**REQUIRED TASK**:
Copy out the lines that include the word "chart".

═══ RAW DATA ═══

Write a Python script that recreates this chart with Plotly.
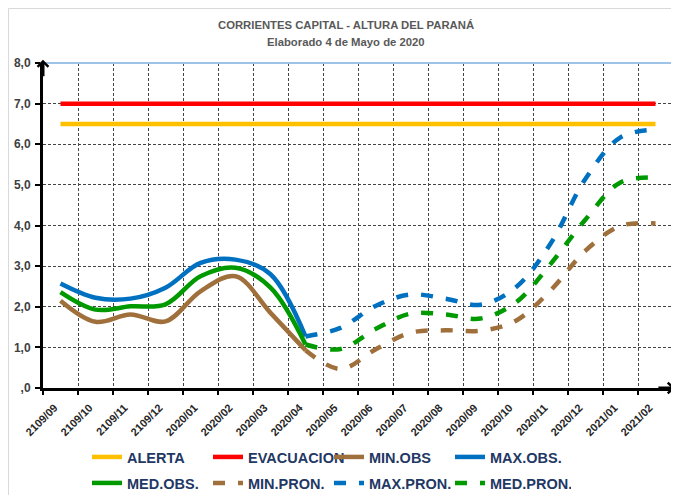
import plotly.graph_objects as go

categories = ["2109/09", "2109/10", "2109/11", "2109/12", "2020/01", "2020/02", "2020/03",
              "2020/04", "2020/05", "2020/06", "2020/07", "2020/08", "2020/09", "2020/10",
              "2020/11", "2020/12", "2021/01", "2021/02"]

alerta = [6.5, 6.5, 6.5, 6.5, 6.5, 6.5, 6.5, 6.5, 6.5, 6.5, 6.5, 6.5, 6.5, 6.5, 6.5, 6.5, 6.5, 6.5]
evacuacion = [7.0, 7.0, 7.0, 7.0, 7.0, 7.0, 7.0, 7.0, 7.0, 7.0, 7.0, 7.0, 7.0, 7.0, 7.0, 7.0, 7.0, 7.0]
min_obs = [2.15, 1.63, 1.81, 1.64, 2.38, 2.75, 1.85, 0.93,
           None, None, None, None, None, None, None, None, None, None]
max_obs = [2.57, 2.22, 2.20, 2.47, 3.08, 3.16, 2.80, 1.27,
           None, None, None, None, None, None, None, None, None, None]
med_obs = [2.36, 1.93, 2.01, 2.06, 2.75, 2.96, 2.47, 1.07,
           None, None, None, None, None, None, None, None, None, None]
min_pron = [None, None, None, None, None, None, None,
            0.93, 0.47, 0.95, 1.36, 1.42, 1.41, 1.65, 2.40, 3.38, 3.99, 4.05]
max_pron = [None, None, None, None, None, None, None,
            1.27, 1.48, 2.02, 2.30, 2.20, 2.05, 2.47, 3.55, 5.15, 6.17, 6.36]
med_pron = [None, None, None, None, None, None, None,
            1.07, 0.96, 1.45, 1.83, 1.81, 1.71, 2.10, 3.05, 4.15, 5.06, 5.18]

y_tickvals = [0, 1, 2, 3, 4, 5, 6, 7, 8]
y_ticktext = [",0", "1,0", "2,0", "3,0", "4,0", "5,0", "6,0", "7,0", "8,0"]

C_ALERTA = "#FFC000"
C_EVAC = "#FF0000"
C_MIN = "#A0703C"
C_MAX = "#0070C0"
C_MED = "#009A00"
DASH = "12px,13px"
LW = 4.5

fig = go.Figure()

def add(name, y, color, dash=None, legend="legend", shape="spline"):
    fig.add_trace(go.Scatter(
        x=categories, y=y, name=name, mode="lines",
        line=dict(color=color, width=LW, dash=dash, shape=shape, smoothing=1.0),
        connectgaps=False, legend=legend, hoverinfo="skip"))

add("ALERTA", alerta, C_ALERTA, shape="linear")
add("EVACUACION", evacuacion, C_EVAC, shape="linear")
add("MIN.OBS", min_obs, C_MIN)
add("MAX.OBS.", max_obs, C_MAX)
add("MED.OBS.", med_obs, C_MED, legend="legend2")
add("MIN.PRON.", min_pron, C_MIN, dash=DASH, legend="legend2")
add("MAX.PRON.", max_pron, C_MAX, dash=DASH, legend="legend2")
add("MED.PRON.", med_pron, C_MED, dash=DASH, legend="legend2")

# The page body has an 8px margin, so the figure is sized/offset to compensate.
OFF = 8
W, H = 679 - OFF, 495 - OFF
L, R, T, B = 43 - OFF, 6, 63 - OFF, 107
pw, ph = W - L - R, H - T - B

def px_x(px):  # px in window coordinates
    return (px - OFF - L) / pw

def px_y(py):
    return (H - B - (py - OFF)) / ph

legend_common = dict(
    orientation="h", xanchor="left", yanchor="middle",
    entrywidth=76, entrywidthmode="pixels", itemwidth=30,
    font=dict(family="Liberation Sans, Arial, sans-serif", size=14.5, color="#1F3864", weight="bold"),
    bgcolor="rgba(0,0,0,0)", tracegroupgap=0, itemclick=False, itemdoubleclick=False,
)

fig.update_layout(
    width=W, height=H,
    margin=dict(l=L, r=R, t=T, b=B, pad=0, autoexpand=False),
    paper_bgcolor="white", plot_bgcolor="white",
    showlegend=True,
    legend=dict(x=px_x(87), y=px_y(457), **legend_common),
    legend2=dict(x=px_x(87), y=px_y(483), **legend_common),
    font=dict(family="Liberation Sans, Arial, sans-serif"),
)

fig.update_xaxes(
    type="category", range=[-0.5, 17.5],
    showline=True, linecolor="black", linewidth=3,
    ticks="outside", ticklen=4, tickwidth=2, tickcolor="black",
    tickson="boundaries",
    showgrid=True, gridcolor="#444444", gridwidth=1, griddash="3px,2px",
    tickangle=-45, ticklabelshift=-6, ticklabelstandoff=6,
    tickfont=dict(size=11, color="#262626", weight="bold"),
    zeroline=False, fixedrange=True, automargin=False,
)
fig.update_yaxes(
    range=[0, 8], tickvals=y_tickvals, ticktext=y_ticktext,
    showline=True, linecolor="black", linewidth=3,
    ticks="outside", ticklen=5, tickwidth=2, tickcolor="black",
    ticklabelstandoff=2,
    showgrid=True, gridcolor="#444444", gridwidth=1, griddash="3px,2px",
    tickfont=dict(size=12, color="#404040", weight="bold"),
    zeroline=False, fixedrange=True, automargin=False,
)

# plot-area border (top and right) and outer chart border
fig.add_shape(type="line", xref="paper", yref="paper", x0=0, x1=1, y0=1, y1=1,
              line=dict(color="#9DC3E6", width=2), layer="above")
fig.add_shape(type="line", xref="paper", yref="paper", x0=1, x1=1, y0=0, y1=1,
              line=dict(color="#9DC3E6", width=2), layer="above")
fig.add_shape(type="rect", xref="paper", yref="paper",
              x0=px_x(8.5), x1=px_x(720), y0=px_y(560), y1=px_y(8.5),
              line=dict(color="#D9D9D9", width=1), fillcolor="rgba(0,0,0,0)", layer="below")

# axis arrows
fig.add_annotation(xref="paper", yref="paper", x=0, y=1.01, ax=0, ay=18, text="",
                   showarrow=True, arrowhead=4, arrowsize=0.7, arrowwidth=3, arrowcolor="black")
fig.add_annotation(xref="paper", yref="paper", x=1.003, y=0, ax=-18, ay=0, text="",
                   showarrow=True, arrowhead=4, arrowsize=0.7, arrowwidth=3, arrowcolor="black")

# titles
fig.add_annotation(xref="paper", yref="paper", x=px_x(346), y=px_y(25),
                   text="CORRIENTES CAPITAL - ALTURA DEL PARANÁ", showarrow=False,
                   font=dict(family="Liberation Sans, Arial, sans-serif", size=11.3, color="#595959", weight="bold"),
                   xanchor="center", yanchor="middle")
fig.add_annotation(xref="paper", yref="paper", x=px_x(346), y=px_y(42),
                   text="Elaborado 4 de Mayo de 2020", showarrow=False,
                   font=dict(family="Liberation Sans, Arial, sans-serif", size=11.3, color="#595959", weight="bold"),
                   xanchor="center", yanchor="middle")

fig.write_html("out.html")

═══

**COMPLETE ANSWER**:
Write a Python script that recreates this chart with Plotly.
# plot-area border (top and right) and outer chart border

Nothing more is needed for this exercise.